Morris: Yes. We fully expected that they would basically take it over and try to bring in their own writers, but so far that hasn’t happened. On trips out here, we’ve literally been spending days in a conference room. The production team is going through the script line by line with us, making cast suggestions, vetting everything.

Apart from cast changes and the addition of topical jokes and material, did the play change over seven years?

Gibson: Yes. We’ve seen race relations change in this country over the past seven years.

Morris: When we first wrote the play, we got hate mail about having a white person with a black fiancee. That reaction really seems to have changed.

Gibson: At first, when the young woman makes her entrance, the reaction was, “Oh my God, a black woman is involved with this white family.” Now the empathy seems to have shifted to her, and it’s like, “Oh my God, honey, you don’t want to get involved with this family!” Partly it’s because of the people in their 20s – race, sexuality – none of that bothers them.

Morris: Has the play changed? The basic premise has always been there, but we’ve made changes that most people wouldn’t notice. In writing the screenplay for the movie, we have used our audience to test new scenes, so at the meetings we can say things like, “That line gets a laugh 99 percent of the time.”

How did you approach adding topical jokes?

Morris: We can change things so quickly. On the day Britney Spears shaved her head, we had a line about it in the show that night. The audience reacted wildly. When Hurricane Katrina hit, we wrote three different jokes before we found where our audience was. It’s wasn’t about the breaking of the levees, and it wasn’t about President Bush – it was about FEMA being late. That’s what they were comfortable laughing at.

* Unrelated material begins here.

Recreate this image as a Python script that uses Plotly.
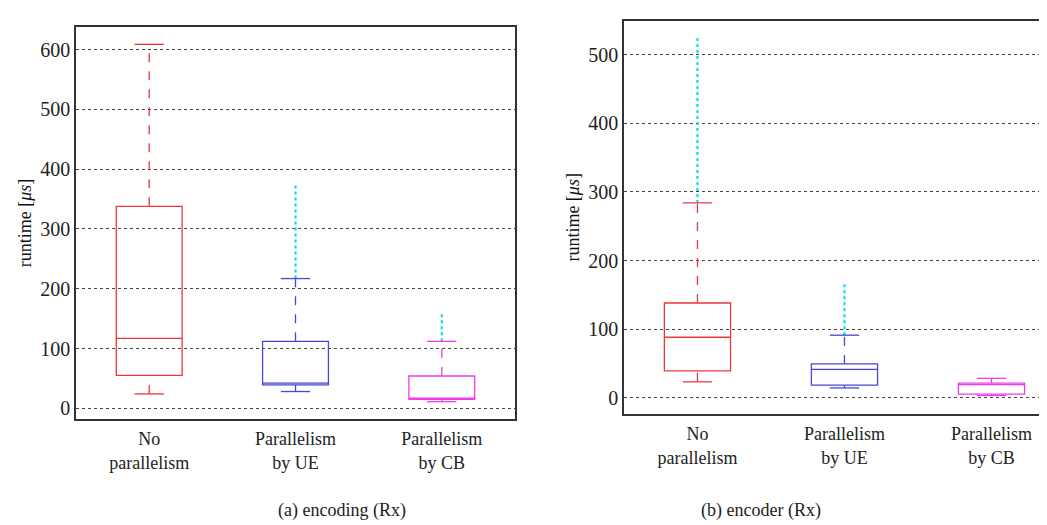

What were some of the high points during the run?

Morris: There have been lots of highlights, like some really enjoyable outside-the-box moments, especially our guest appearances. Having the governor and first lady of Georgia on stage, saying lines we wrote, that was a thrill. Roy Barnes started adlibbing, and he was great.

What about examples of things that went wrong?

Morris: We had one man who passed out...

Gibson: ... right when the gunshot during the play went off.

Morris: He’d been sky-diving that day and had a little to drink. This was back when we were in our old theater next to the Vortex, and the gunfire cue comes from outside.

Gibson: The woman with the man started screaming, “Help, we need help!” I was downstairs at the time, and I made it up those 30 steps in three jumps.

Morris: The audience initially thought there’d been a drive-by shooting. When the man woke up, he bolted out of the theater. But we called 911, he was OK, everything was fine, then we backed it up one scene and started the play again.

What’s next for the Ansley Park Playhouse?

Gibson: We decided to bring Veranda back as a holiday show beginning Oct. 3, and because we enjoy the show so much. Then in March we’ll be debuting a new comedy, A Sunday Afternoon at Loehman’s. We didn’t want the new show to be coming out while we’re in Los Angeles. When we first start a show, it takes so much energy and so much focus. We don’t want to put on a bad show, because it affects us in the long term. With Loehman’s there’s going to be greater pressure to make it right immediately, after Peachtree Battle.